Viele, die hier an der Donau entlang kommen, kennen sie schon. „Manche Kinder rufen morgens auf dem Weg zur Schule: Hallo Andrea, wie geht’s dir?“ Andere Menschen schauen weg. „Manche Kinder wollen zu mir herkommen, dann sagen die Eltern, das sollen sie nicht“, erzählt sie. „Ich finde, das soll jeder machen, wie er meint. Aber man sollte dann den Kindern auch erklären, warum jemand obdachlos ist. Du bist schneller draußen, als du denkst. Jeder hat hier seine Geschichte.“ In einem anderen Zelt hat ein Tibeter sich niedergelassen. Er schreibt Gedichte und sei aus dem Tibet geflüchtet. Ihr direkter Zeltnachbar ist noch sehr jung.
Andrea liest gerne und schreibt ihre Beobachtungen von ihrem Posten aus und ihre Gedanken jeden Tag in ihr Notizbuch. Sie lacht. „Vielleicht will ja jemand mal ein Buch draus machen.“ Mit Gedanken von der Straße. Alkohol verschmäht sie.
Andrea klagt nie. Sie freut sich über jeden, der stehen bleibt, kurz mit ihr ratscht. Sie fragt, wie es geht.

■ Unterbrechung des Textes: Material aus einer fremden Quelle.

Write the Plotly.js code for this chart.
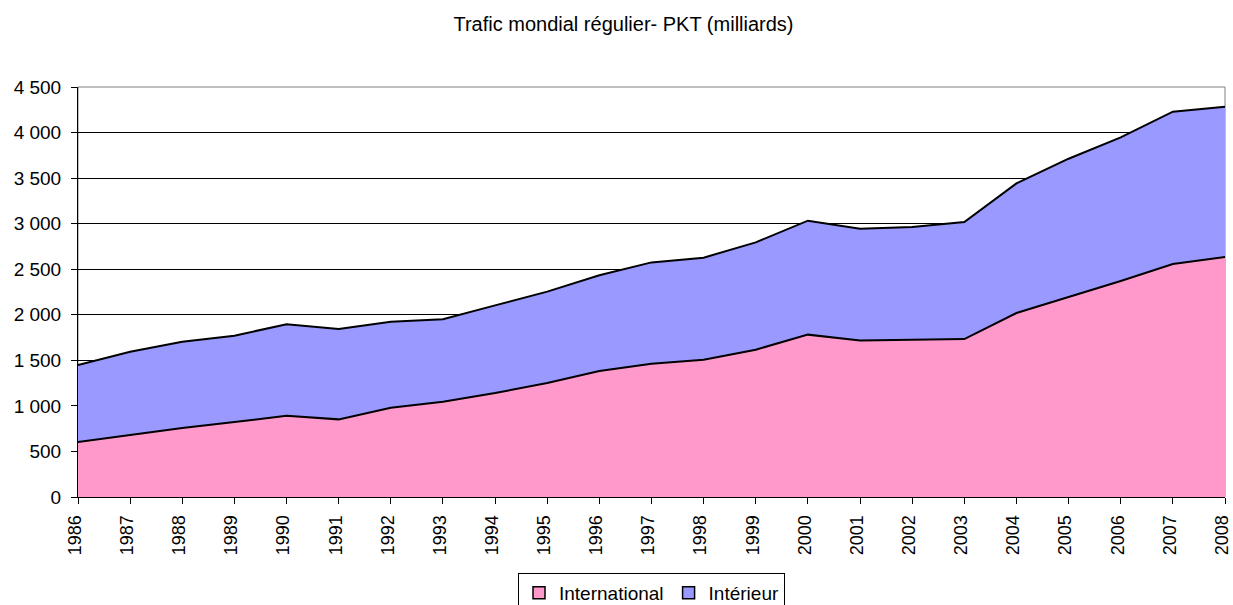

Viele Menschen finden sie so sympathisch, dass sie ihr etwas vorbei bringen. Wie die Frau, die eine Wärmflasche dabei hat, die sie unter ihre Decke aufs Knie legt und ihr Rheuma etwas lindert. Oder die andere Frau, die eine Kanne Tee hinstellt, die Frau mit dem schön verpackten Weihnachtsgeschenk, die Jugendlichen aus Afghanistan, die ein TikTok-Video von ihr gemacht haben, wodurch sie noch bekannter geworden ist. Andrea sagt: „Es gibt schon viele nette Leute. Viele fragen einfach, was ich brauche.“ Und dann kommt gerade ein Mann vorbei, der ihr spontan Geld in die Hand drückt. „Mei, des is liab!“, sagt sie in ihrem oberbayerischen Akzent. Wenn sie etwas von Passanten bekommt, teilt sie es mit ihren Nachbarn. Sie ist so etwas wie die Mutter hier unter der Brücke. Und wünscht sich trotzdem, endlich wieder ein Dach über dem Kopf zu haben.